## start Records provided

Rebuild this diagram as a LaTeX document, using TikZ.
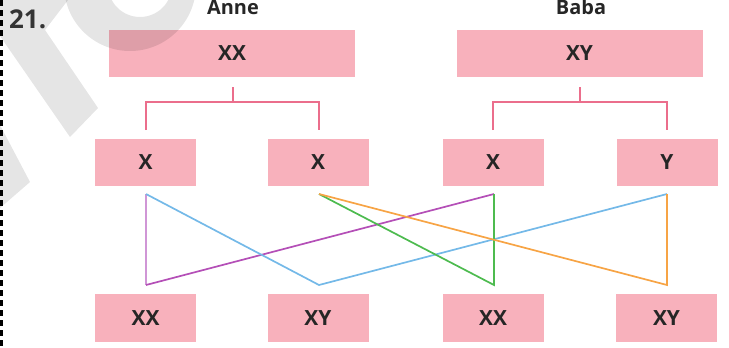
\documentclass[tikz,border=0pt]{standalone}
\usepackage{fontspec}
\setmainfont{Open Sans}
\definecolor{boxpink}{HTML}{F8B1BC}
\definecolor{treepink}{HTML}{EB6E8C}
\definecolor{txtdark}{HTML}{262626}
\definecolor{numgray}{HTML}{3A3A3A}
\definecolor{lpurple}{HTML}{D096D6}
\definecolor{dpurple}{HTML}{B44FB7}
\definecolor{lblue}{HTML}{74B9E8}
\definecolor{lgreen}{HTML}{4DBB4F}
\definecolor{lorange}{HTML}{F7A445}
\begin{document}
\begin{tikzpicture}[x=1bp,y=-1bp,
  box/.style={fill=boxpink, draw=none, inner sep=0pt, minimum height=47bp,
    text=txtdark, font=\bfseries\fontsize{21}{24}\selectfont},
  small/.style={box, minimum width=101bp},
  big/.style={box, minimum width=246bp},
  title/.style={text=txtdark, font=\bfseries\fontsize{20}{24}\selectfont, inner sep=0pt},
  tree/.style={draw=treepink, line width=2bp},
  cross/.style={line width=1.7bp},
  wm/.style={fill=black, fill opacity=0.1}
]
\useasboundingbox (0,0) rectangle (729,347);

% dashed left border
\coordinate (bt) at (1.3,0);
\coordinate (bb) at (1.3,347);
\draw[line width=2.6bp, dash pattern=on 6bp off 4bp, black] (bt) -- (bb);

% number and titles
\node[anchor=west, inner sep=0pt, text=numgray, font=\bfseries\fontsize{26}{30}\selectfont] (num) at (9,19) {21.};
\node[title] (anneT) at (233,7.5) {Anne};
\node[title] (babaT) at (581,7.5) {Baba};

% parent boxes
\node[big] (anne) at (232,53.5) {XX};
\node[big] (baba) at (579.5,53.5) {XY};

% gametes
\node[small] (g1) at (145.5,162.5) {X};
\node[small] (g2) at (318,162.5) {X};
\node[small] (g3) at (493,162.5) {X};
\node[small] (g4) at (667,162.5) {Y};

% offspring
\node[small, minimum height=48bp] (c1) at (145.5,318) {XX};
\node[small, minimum height=48bp] (c2) at (318,318) {XY};
\node[small, minimum height=48bp] (c3) at (493,318) {XX};
\node[small, minimum height=48bp] (c4) at (666.5,318) {XY};

% tree connectors
\coordinate (aS) at (233,87);
\coordinate (aJ) at (233,102);
\coordinate (aL) at (146,130);
\coordinate (aR) at (319,130);
\draw[tree] (aS) -- (aJ);
\draw[tree] (aL) |- (aJ) -| (aR);
\coordinate (bS) at (580,87);
\coordinate (bJ) at (580,102);
\coordinate (bL) at (493,130);
\coordinate (bR) at (667,130);
\draw[tree] (bS) -- (bJ);
\draw[tree] (bL) |- (bJ) -| (bR);

% crossing points
\coordinate (t1) at (146,194);
\coordinate (t2) at (319,194);
\coordinate (t3) at (494,194);
\coordinate (t4) at (667,194);
\coordinate (b1) at (146,285);
\coordinate (b2) at (319,285);
\coordinate (b3) at (494,285);
\coordinate (b4) at (667,285);

\draw[cross, lpurple] (t1) -- (b1);
\draw[cross, dpurple] (b1) -- (t3);
\draw[cross, lblue] (t1) -- (b2) -- (t4);
\draw[cross, lgreen] (t2) -- (b3) -- (t3);
\draw[cross, lorange] (t2) -- (b4) -- (t4);

% watermark fragments
\fill[wm, even odd rule] (130,-15) circle (66) (140,-15) circle (32);
\fill[wm] (0,36) -- (70,137) -- (98,108) -- (45,30) -- (68,0) -- (0,0) -- cycle;
\fill[wm] (0,125) -- (30,182) -- (0,208) -- cycle;
\end{tikzpicture}
\end{document}
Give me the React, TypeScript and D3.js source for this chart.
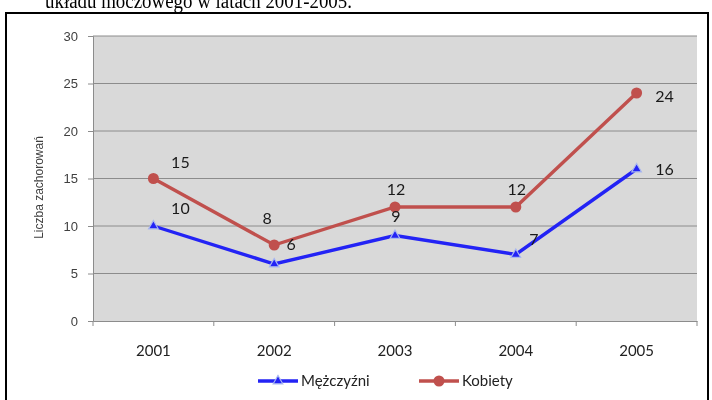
import React, { useEffect, useRef } from 'react'
import * as d3 from 'd3'

const years = ['2001', '2002', '2003', '2004', '2005']
const men = [10, 6, 9, 7, 16]
const women = [15, 8, 12, 12, 24]
const yTicks = [0, 5, 10, 15, 20, 25, 30]
const seriesNames = ['Mężczyźni', 'Kobiety']
const heading = 'układu moczowego w latach 2001-2005.'
const yTitle = 'Liczba zachorowań'

// label offsets relative to the point (dx, dy)
const menLabelOffsets = [[27, -18], [17, -20], [1, -19], [18, -15], [28, 0]]
const womenLabelOffsets = [[27, -16], [-7, -27], [1, -18], [1, -18], [28, 3]]

const W = 712
const H = 400
const margin = { top: 36, right: 15, bottom: 79, left: 93 }
const labelFont = 'Lato, "Open Sans", sans-serif'

export default function App() {
  const svgRef = useRef<SVGSVGElement>(null)

  useEffect(() => {
    if (!svgRef.current) return
    const root = d3.select(svgRef.current)
    root.selectAll('*').remove()

    // page frame and heading from the scanned document
    root.append('rect').attr('width', W).attr('height', H).attr('fill', '#fff')
    root.append('text')
      .attr('x', 45).attr('y', 8)
      .attr('font-family', '"Liberation Serif", "Times New Roman", serif')
      .attr('font-size', 20)
      .attr('textLength', 307)
      .attr('lengthAdjust', 'spacingAndGlyphs')
      .attr('fill', '#000')
      .text(heading)
    root.append('rect')
      .attr('x', 6).attr('y', 13)
      .attr('width', 702).attr('height', 400)
      .attr('fill', '#fff')
      .attr('stroke', '#000')
      .attr('stroke-width', 2)

    const innerW = W - margin.left - margin.right
    const innerH = H - margin.top - margin.bottom

    const g = root.append('g').attr('transform', `translate(${margin.left},${margin.top})`)

    const x = d3.scaleBand().domain(years).range([0, innerW])
    const y = d3.scaleLinear().domain([0, 30]).range([innerH, 0])
    const cx = (d: string) => (x(d) || 0) + x.bandwidth() / 2

    g.append('rect').attr('width', innerW).attr('height', innerH).attr('fill', '#d9d9d9')

    // gridlines
    g.selectAll('line.grid')
      .data(yTicks.slice(1))
      .join('line')
      .attr('class', 'grid')
      .attr('x1', 0).attr('x2', innerW)
      .attr('y1', d => y(d)).attr('y2', d => y(d))
      .attr('stroke', '#8c8c8c').attr('stroke-width', 1)

    // y axis
    const yAxis = g.append('g')
      .call(d3.axisLeft(y).tickValues(yTicks).tickSize(5).tickPadding(10))
    yAxis.select('.domain').attr('stroke', '#8c8c8c')
    yAxis.selectAll('.tick line').attr('stroke', '#8c8c8c')
    yAxis.selectAll('text')
      .attr('font-family', '"Liberation Sans", Arial, sans-serif')
      .attr('font-size', 13)
      .attr('fill', '#404040')

    // x axis
    const xAxis = g.append('g')
      .attr('transform', `translate(0,${innerH})`)
      .call(d3.axisBottom(x).tickSize(0).tickPadding(24))
    xAxis.select('.domain').attr('stroke', '#8c8c8c')
    xAxis.selectAll('text')
      .attr('font-family', labelFont)
      .attr('font-size', 15)
      .attr('fill', '#222')
    g.selectAll('line.xtick')
      .data(d3.range(years.length + 1))
      .join('line')
      .attr('class', 'xtick')
      .attr('x1', i => i * x.bandwidth()).attr('x2', i => i * x.bandwidth())
      .attr('y1', innerH).attr('y2', innerH + 5)
      .attr('stroke', '#8c8c8c')

    // y title
    g.append('text')
      .attr('transform', `translate(${-50},${innerH / 2 + 9}) rotate(-90)`)
      .attr('text-anchor', 'middle')
      .attr('font-family', '"Liberation Sans", Arial, sans-serif')
      .attr('font-size', 12)
      .attr('fill', '#404040')
      .text(yTitle)

    const line = d3.line<number>()
      .x((_, i) => cx(years[i]))
      .y(d => y(d))

    // men
    g.append('path').datum(men)
      .attr('d', line)
      .attr('fill', 'none')
      .attr('stroke', '#2323f5')
      .attr('stroke-width', 3.4)
    const tri = d3.symbol().type(d3.symbolTriangle).size(40)
    g.selectAll('path.mtri')
      .data(men)
      .join('path')
      .attr('class', 'mtri')
      .attr('d', tri)
      .attr('transform', (d, i) => `translate(${cx(years[i])},${y(d)})`)
      .attr('fill', '#2323f5')
      .attr('stroke', '#a9b8f0')
      .attr('stroke-width', 1.2)

    // women
    g.append('path').datum(women)
      .attr('d', line)
      .attr('fill', 'none')
      .attr('stroke', '#c0504d')
      .attr('stroke-width', 3.4)
    g.selectAll('circle.wpt')
      .data(women)
      .join('circle')
      .attr('class', 'wpt')
      .attr('cx', (_, i) => cx(years[i]))
      .attr('cy', d => y(d))
      .attr('r', 5.5)
      .attr('fill', '#c0504d')

    const addLabels = (vals: number[], offs: number[][], cls: string) => {
      g.selectAll(`text.${cls}`)
        .data(vals)
        .join('text')
        .attr('class', cls)
        .attr('x', (_, i) => cx(years[i]) + offs[i][0])
        .attr('y', (d, i) => y(d) + offs[i][1])
        .attr('dy', '0.35em')
        .attr('text-anchor', 'middle')
        .attr('font-family', labelFont)
        .attr('font-size', 16)
        .attr('fill', '#1a1a1a')
        .text(d => d)
    }
    addLabels(men, menLabelOffsets, 'mlab')
    addLabels(women, womenLabelOffsets, 'wlab')

    // legend
    const legend = root.append('g').attr('transform', 'translate(258,381)')
    const items = [
      { name: seriesNames[0], color: '#2323f5', x: 0 },
      { name: seriesNames[1], color: '#c0504d', x: 161 },
    ]
    items.forEach((it, k) => {
      const lg = legend.append('g').attr('transform', `translate(${it.x},0)`)
      lg.append('line').attr('x1', 0).attr('x2', 40).attr('y1', 0).attr('y2', 0)
        .attr('stroke', it.color).attr('stroke-width', 3.4)
      if (k === 0) {
        lg.append('path').attr('d', tri).attr('transform', 'translate(20,0)')
          .attr('fill', it.color).attr('stroke', '#a9b8f0').attr('stroke-width', 1.2)
      } else {
        lg.append('circle').attr('cx', 20).attr('cy', 0).attr('r', 5.5).attr('fill', it.color)
      }
      lg.append('text')
        .attr('x', 43).attr('y', 0).attr('dy', '0.35em')
        .attr('font-family', labelFont)
        .attr('font-size', 15)
        .attr('fill', '#222')
        .text(it.name)
    })
  }, [])

  return (
    <div style={{ position: 'fixed', left: 0, top: 0, width: W, height: H }}>
      <svg ref={svgRef} width={W} height={H} style={{ display: 'block' }}></svg>
    </div>
  )
}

## end Records provided

Aim of the exercise:
Begin at the first line of the material and copy each line exactly through the one containing "(0,0) rectangle (729,347);". Omit pictures.

Solved problem:
Rebuild this diagram as a LaTeX document, using TikZ.
\documentclass[tikz,border=0pt]{standalone}
\usepackage{fontspec}
\setmainfont{Open Sans}
\definecolor{boxpink}{HTML}{F8B1BC}
\definecolor{treepink}{HTML}{EB6E8C}
\definecolor{txtdark}{HTML}{262626}
\definecolor{numgray}{HTML}{3A3A3A}
\definecolor{lpurple}{HTML}{D096D6}
\definecolor{dpurple}{HTML}{B44FB7}
\definecolor{lblue}{HTML}{74B9E8}
\definecolor{lgreen}{HTML}{4DBB4F}
\definecolor{lorange}{HTML}{F7A445}
\begin{document}
\begin{tikzpicture}[x=1bp,y=-1bp,
  box/.style={fill=boxpink, draw=none, inner sep=0pt, minimum height=47bp,
    text=txtdark, font=\bfseries\fontsize{21}{24}\selectfont},
  small/.style={box, minimum width=101bp},
  big/.style={box, minimum width=246bp},
  title/.style={text=txtdark, font=\bfseries\fontsize{20}{24}\selectfont, inner sep=0pt},
  tree/.style={draw=treepink, line width=2bp},
  cross/.style={line width=1.7bp},
  wm/.style={fill=black, fill opacity=0.1}
]
\useasboundingbox (0,0) rectangle (729,347);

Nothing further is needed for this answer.